━━━━━ INFORMATION SHOWN ━━━━━

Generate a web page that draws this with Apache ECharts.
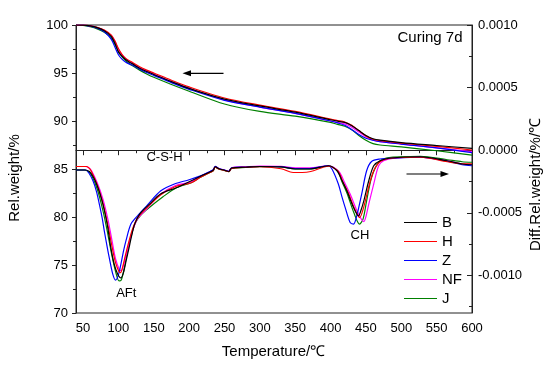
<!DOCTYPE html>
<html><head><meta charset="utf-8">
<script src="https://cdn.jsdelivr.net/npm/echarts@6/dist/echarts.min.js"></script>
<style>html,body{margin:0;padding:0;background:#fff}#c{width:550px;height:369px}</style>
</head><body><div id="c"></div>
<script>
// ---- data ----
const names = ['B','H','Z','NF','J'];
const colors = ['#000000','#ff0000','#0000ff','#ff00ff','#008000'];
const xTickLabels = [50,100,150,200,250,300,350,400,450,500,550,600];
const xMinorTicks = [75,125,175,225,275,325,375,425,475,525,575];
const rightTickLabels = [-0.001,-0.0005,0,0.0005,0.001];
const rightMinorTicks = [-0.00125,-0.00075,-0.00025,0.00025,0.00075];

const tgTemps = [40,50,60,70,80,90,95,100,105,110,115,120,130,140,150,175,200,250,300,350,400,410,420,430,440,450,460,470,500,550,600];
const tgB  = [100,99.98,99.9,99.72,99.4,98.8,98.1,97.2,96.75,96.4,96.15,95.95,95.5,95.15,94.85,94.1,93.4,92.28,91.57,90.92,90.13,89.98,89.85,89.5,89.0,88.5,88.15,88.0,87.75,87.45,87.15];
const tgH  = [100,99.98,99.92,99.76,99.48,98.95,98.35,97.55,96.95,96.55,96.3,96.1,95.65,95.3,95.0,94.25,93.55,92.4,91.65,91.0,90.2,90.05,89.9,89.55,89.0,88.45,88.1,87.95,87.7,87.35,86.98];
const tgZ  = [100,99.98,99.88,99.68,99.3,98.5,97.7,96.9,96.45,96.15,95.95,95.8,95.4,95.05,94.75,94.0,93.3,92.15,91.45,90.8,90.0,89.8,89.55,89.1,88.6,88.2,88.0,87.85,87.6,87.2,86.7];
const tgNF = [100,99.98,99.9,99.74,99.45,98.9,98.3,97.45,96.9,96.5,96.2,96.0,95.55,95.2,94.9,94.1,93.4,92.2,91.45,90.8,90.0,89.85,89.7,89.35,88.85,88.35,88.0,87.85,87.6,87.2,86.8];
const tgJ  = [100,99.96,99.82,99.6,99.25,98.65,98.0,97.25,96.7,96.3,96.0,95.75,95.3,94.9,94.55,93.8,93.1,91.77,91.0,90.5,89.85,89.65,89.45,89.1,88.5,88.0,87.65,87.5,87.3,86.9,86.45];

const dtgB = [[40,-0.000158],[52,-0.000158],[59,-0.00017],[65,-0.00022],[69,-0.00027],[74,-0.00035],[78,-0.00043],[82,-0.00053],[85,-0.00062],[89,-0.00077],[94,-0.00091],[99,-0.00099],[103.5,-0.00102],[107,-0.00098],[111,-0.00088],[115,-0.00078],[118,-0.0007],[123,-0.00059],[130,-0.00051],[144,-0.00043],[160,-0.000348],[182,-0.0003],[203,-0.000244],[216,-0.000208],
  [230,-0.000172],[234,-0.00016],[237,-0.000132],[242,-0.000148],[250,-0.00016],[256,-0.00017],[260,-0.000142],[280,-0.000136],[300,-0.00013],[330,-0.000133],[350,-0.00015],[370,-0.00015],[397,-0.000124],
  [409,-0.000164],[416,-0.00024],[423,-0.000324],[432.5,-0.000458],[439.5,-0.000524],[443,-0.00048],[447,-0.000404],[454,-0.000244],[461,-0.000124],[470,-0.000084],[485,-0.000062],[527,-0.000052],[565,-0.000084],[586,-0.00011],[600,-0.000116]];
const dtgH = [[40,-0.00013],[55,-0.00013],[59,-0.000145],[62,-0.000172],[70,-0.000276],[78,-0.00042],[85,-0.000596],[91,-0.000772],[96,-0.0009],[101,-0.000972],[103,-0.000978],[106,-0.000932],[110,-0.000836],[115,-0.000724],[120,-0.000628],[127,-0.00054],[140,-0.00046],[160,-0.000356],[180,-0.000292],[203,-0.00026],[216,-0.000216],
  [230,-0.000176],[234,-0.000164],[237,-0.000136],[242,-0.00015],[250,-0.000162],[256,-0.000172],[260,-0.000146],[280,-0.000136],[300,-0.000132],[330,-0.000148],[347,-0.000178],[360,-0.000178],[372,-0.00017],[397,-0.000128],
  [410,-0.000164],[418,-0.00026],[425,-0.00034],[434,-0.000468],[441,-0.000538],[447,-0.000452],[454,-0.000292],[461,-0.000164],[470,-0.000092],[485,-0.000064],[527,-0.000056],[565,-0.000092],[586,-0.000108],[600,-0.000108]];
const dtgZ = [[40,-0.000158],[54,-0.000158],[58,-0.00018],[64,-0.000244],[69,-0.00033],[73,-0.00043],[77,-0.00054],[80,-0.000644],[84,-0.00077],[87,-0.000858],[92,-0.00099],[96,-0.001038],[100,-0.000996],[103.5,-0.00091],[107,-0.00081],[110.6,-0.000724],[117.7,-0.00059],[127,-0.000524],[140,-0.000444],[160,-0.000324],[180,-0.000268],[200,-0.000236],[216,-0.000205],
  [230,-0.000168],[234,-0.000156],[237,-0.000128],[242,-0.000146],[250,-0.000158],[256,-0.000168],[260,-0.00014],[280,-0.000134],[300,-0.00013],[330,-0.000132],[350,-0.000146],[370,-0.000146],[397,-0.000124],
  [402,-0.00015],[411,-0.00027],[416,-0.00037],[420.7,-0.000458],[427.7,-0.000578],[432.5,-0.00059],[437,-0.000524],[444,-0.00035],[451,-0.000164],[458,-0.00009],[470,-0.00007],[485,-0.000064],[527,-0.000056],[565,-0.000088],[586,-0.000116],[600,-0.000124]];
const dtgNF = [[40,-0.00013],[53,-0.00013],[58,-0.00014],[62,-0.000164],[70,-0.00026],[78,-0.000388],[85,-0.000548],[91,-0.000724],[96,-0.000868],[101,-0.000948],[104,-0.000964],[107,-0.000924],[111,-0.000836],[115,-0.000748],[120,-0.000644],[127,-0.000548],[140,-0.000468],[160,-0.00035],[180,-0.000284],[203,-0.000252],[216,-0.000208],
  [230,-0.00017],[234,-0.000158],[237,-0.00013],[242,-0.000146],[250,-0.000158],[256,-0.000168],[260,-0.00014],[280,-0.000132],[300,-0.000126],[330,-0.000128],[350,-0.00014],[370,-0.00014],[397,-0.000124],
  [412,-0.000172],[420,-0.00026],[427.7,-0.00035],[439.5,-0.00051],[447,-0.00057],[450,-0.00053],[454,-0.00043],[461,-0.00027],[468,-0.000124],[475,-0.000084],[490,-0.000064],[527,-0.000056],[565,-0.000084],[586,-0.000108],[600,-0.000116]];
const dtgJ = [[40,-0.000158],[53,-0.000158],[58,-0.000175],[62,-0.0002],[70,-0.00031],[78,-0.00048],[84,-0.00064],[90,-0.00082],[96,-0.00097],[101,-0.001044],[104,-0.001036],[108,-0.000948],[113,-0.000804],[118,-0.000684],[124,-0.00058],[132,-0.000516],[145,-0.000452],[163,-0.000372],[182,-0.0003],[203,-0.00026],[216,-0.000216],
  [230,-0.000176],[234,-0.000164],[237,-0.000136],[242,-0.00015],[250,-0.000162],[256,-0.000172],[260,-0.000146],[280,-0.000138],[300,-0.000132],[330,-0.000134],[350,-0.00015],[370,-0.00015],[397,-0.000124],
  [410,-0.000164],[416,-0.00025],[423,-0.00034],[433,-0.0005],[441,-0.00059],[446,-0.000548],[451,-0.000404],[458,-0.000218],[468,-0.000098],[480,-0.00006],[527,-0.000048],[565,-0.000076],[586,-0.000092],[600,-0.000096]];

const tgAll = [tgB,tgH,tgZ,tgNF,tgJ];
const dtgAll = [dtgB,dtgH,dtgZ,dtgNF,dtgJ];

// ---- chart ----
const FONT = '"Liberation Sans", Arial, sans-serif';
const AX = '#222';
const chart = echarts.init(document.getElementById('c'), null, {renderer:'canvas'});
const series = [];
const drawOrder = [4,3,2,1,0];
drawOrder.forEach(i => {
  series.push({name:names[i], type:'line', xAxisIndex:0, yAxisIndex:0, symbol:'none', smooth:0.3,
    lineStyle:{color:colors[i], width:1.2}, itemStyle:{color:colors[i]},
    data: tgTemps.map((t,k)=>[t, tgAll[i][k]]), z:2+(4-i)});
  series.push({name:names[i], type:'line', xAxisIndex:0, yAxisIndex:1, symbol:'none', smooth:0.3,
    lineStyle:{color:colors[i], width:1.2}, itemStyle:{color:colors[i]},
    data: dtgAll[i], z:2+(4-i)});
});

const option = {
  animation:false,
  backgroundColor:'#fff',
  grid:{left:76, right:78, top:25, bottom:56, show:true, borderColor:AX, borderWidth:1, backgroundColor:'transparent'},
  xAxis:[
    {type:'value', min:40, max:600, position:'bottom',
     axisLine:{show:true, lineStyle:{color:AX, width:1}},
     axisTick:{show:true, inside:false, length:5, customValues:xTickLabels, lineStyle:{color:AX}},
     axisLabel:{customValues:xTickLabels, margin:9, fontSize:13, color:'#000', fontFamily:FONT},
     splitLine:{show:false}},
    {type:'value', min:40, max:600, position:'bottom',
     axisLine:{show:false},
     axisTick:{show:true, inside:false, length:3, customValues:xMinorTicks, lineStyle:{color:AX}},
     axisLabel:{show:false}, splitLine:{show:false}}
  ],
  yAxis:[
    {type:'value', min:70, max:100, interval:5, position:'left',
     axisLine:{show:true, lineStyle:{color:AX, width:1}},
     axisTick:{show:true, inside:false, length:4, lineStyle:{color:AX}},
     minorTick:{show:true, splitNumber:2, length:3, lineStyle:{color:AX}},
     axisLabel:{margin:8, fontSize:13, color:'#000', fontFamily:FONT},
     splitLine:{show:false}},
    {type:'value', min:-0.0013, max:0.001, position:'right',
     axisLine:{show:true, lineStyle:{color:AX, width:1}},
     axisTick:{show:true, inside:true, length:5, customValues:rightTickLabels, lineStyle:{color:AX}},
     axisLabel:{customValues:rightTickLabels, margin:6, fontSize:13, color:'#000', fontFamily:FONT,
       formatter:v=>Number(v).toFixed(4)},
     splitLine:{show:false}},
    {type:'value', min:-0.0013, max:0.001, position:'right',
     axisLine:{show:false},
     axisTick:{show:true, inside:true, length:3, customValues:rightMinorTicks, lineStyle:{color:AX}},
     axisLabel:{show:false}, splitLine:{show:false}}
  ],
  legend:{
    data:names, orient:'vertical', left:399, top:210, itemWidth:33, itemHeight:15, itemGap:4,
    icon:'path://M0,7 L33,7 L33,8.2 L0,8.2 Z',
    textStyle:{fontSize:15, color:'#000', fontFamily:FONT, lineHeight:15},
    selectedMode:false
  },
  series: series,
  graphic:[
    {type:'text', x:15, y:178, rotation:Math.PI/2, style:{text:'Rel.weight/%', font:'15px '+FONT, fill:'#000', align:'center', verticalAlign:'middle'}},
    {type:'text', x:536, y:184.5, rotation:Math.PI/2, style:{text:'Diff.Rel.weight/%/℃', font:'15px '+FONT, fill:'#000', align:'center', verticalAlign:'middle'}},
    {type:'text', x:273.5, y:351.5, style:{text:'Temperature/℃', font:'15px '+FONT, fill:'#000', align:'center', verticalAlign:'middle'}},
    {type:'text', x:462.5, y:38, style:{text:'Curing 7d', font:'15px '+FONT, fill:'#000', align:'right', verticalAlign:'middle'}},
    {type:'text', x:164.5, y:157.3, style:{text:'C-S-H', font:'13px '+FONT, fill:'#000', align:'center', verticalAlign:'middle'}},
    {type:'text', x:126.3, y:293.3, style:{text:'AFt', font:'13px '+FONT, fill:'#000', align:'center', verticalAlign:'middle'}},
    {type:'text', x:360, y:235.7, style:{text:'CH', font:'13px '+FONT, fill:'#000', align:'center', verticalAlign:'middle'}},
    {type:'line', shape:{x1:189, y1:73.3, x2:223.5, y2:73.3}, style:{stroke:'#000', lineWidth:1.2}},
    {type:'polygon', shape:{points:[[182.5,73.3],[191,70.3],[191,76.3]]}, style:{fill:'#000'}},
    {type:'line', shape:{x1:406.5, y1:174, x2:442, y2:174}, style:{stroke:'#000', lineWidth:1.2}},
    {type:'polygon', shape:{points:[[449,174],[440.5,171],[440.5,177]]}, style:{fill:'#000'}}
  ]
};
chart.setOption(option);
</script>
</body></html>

━━━━━

Transcribe the opening line of the listing above, please, and every line after it through the line with "rightMinorTicks = [-0.00125,-0.00075,-0.00025,0.00025,0.00075];", word for word, without pictures.

Generate a web page that draws this with Apache ECharts.
<!DOCTYPE html>
<html><head><meta charset="utf-8">
<script src="https://cdn.jsdelivr.net/npm/echarts@6/dist/echarts.min.js"></script>
<style>html,body{margin:0;padding:0;background:#fff}#c{width:550px;height:369px}</style>
</head><body><div id="c"></div>
<script>
// ---- data ----
const names = ['B','H','Z','NF','J'];
const colors = ['#000000','#ff0000','#0000ff','#ff00ff','#008000'];
const xTickLabels = [50,100,150,200,250,300,350,400,450,500,550,600];
const xMinorTicks = [75,125,175,225,275,325,375,425,475,525,575];
const rightTickLabels = [-0.001,-0.0005,0,0.0005,0.001];
const rightMinorTicks = [-0.00125,-0.00075,-0.00025,0.00025,0.00075];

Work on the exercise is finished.